Trois ans après le choc FTX, le marché crypto recommence à financer des projets ambitieux. Mais l’argent ne va plus au “buzz”. Il va aux infrastructures, et surtout aux produits dérivés. Brett Harrison, ex-président de FTX US, vient de lever 35 millions de dollars pour Architect Financial Technologies, afin de bâtir une nouvelle plateforme de trading pensée pour les institutionnels, entre dérivés, actions, futures et actifs numériques.
Le “retour” de Brett Harrison, mais sans l’insouciance d’avant
Le nom FTX reste un rappel brutal. Pourtant, des investisseurs reconnus remettent un ticket. Dans ce tour de table à 35 M$, on retrouve MIAX, Tioga Capital, ARK Investment, Galaxy et VanEck. Ce casting n’a rien d’un pari de casino. Il ressemble plutôt à une prise de position stratégique.
Le message envoyé au marché est assez clair. La crypto n’est pas “finie”. Elle change de peau. Les investisseurs veulent des rails plus propres, des contrôles plus stricts, et des produits capables de parler aux desks pros. Architect vend exactement cette promesse : une mécanique de trading institutionnelle, pas une application grand public de plus.
Ce financement n’arrive pas de nulle part. En février 2024, la société avait déjà levé 12 M$ avec, entre autres, Coinbase Ventures et Circle Ventures. À l’époque, c’était un signal timide. Aujourd’hui, le signal devient sonore.
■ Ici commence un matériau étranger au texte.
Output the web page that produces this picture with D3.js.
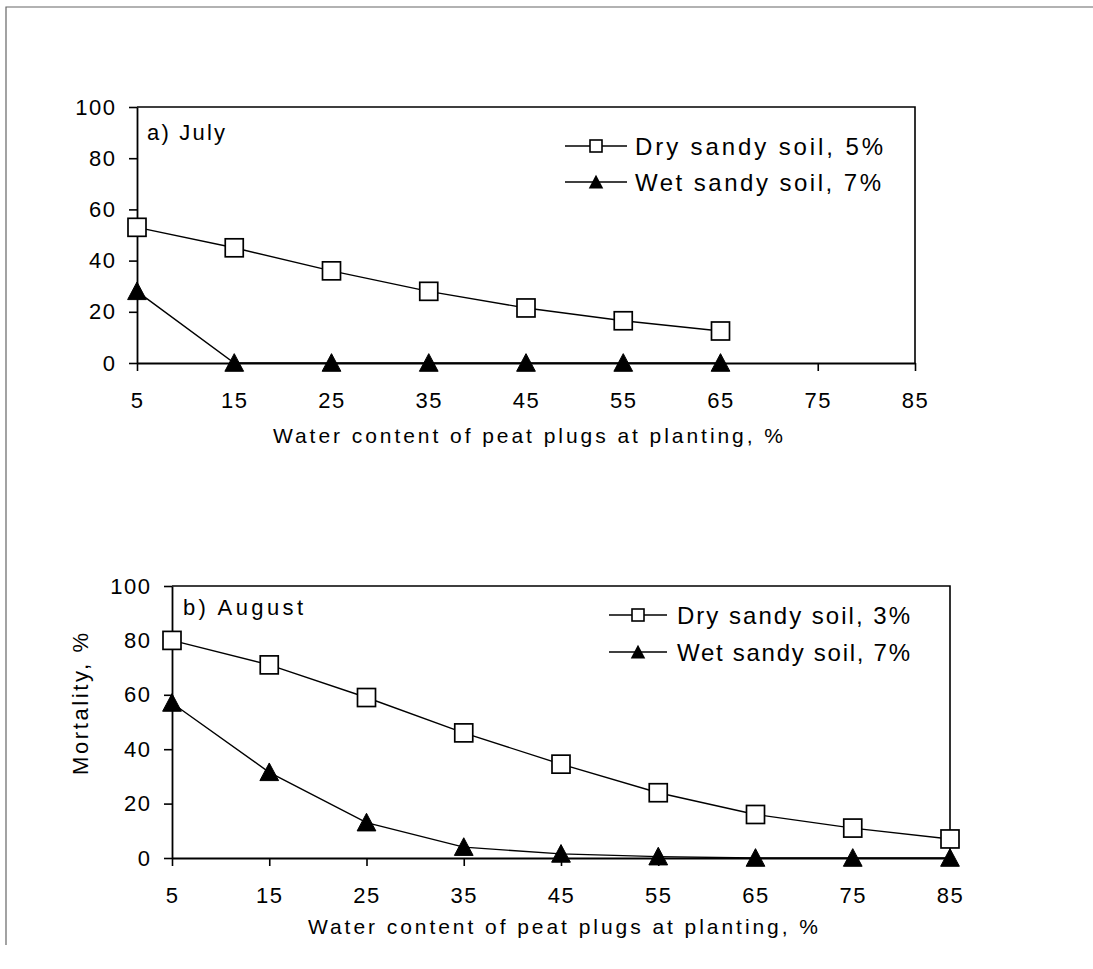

Les “perps” s’invitent sur les actifs traditionnels
Le point technique qui change tout, c’est l’autorisation obtenue aux Bermudes. Architect a reçu un feu vert réglementaire pour proposer des contrats à terme perpétuels liés à des actifs traditionnels, comme des actions, des matières premières ou des devises. Dit autrement : le produit star de la crypto, transposé dans un décor plus “Wall Street”.
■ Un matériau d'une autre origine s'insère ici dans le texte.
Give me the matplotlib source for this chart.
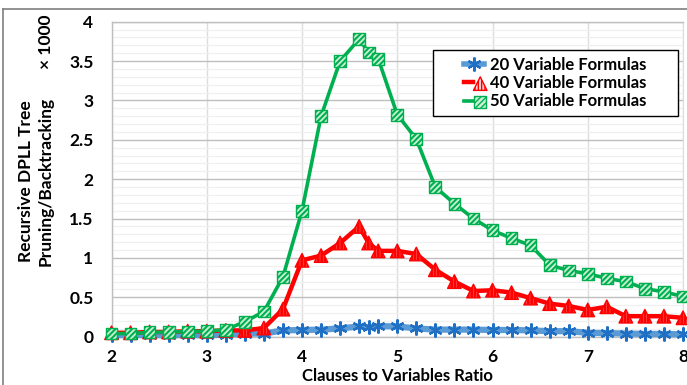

Ce choix des Bermudes n’est pas anodin. Le pays s’est positionné depuis plusieurs années comme une juridiction crypto encadrée, avec une autorité de supervision active. Architect opère via une entité locale régulée par la Bermuda Monetary Authority, ce qui lui donne un cadre pour lancer et itérer.
L’exchange mis en avant s’appelle AX. Son angle est simple, presque froid : viser les professionnels hors des États-Unis, avec des outils de trading algorithmique, une gestion du risque plus avancée, et un support multi-actifs. Ce n’est pas la plateforme qui promet “la lune”. C’est celle qui promet de ne pas casser au premier orage.
Dérivés, liquidité, et mémoire des liquidations
Pourquoi cette obsession des dérivés ? Parce que c’est là que se fait le gros du trafic. Dans la crypto, les dérivés pèsent une part énorme des volumes sur les grandes plateformes, souvent estimée autour de 75% à 80%. Cela attire les market makers. Cela attire aussi le levier. Et le levier, lui, n’oublie personne.
La liquidité reste le nerf de la guerre. Même sur les marchés traditionnels, elle se fragmente, se concentre, puis disparaît au pire moment. Plusieurs analyses soulignent que les acteurs recherchent des carnets profonds et des spreads serrés, surtout quand les structures de marché évoluent. Sur une plateforme institutionnelle, c’est une condition de survie, pas un bonus marketing.
Et il y a l’éléphant dans la pièce : la volatilité amplifiée par les dérivés. Le 10–11 octobre 2025 a servi de piqûre de rappel, avec un événement de liquidations estimé à plus de 19 milliards de dollars, l’un des plus importants jamais observés dans la crypto. Quand le marché éternue, le levier tombe malade en premier.